Два дня назад мне пришлось беседовать с знаменитым парижским ученым Перреном-старшим, которому принадлежит большая заслуга в деле установления реальности существования молекул. Я поздравил его с тем, что он для нас является прежде всего пионером в области доказательства реальности существования молекул и сказал ему, что это физическое открытие чрезвычайно близко к интересам далеко стоящей от физики науки – биологии; близко потому, что, быть может, нам, биологам, предстоит задача эту самую молекулу, реальность которой констатировала физика, увидеть в микроскоп.
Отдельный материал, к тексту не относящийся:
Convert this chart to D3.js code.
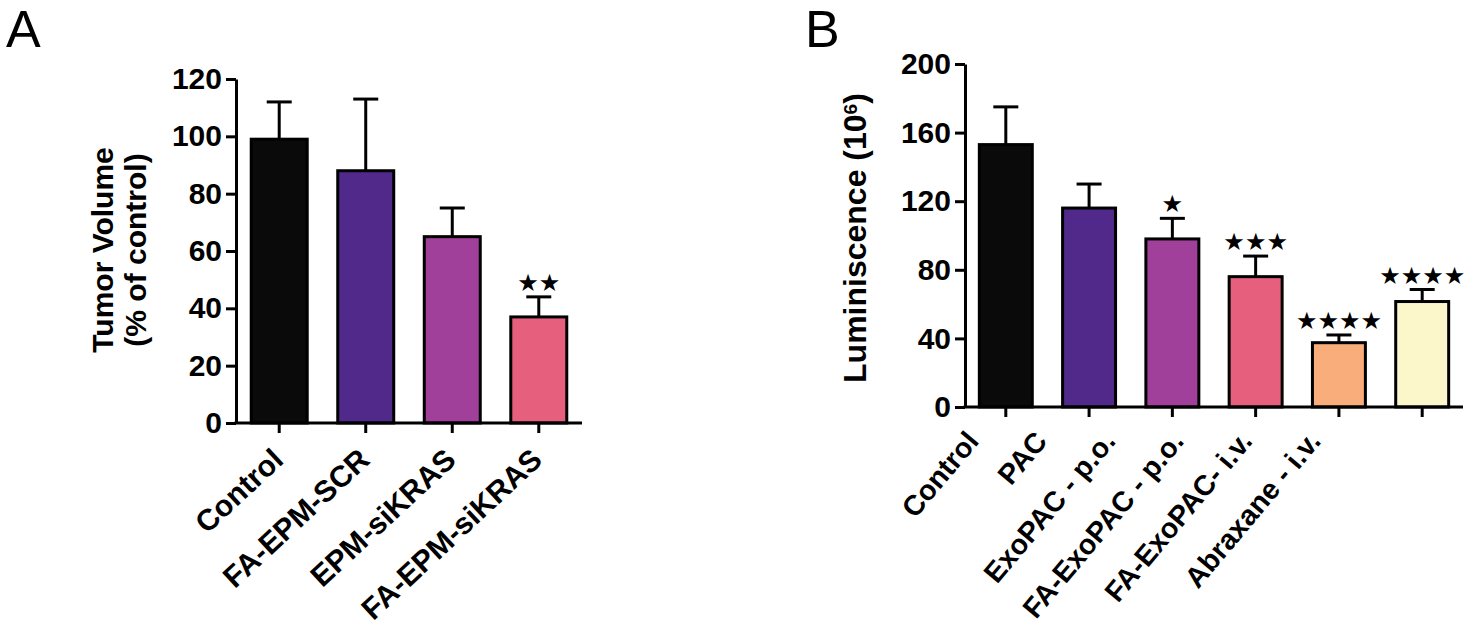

Я полагаю, что мы уже теперь видим эти молекулы, так как гены, которые мы видим в хромосомах слюнных желез, вероятно, являются огромными молекулами или даже частями молекул сложных белков.

Таким образом, я считаю, что, будучи очень близкими с практическими запросами повседневной жизни, основы генетической науки для каждого врача представляют также и огромный теоретический интерес. И те, быть может, немногие здесь присутствующие, которым удастся посвятить себя изучению генетики человека, в будущем будут удовлетворены, несмотря на громадные трудности и опасности, которые стоят на этой увлекательной дороге.

В заключение напомню об одной статье нашего гостя, проф. Мёллера, которая в 1924 г. была опубликована в журнале «Успехи экспериментальной биологии», статье, которая не была помещена больше ни на одном другом языке, кроме русского: «Двадцать лет изучения дрозофилы». Она заканчивается такими словами: восемнадцатилетние мальчики в течение немногих лет создали великолепную теорию, которая переворачивает целый ряд наших представлений о жизни.

Что же будет, когда за эту работу примется не один мальчик и не маленькая группа их, а большой круг ученых? Тогда действительно мы перевернем мир. И я был бы очень рад, если бы эта задача выпала на долю ученых Советского Союза и в том числе на тех, которые присутствуют здесь.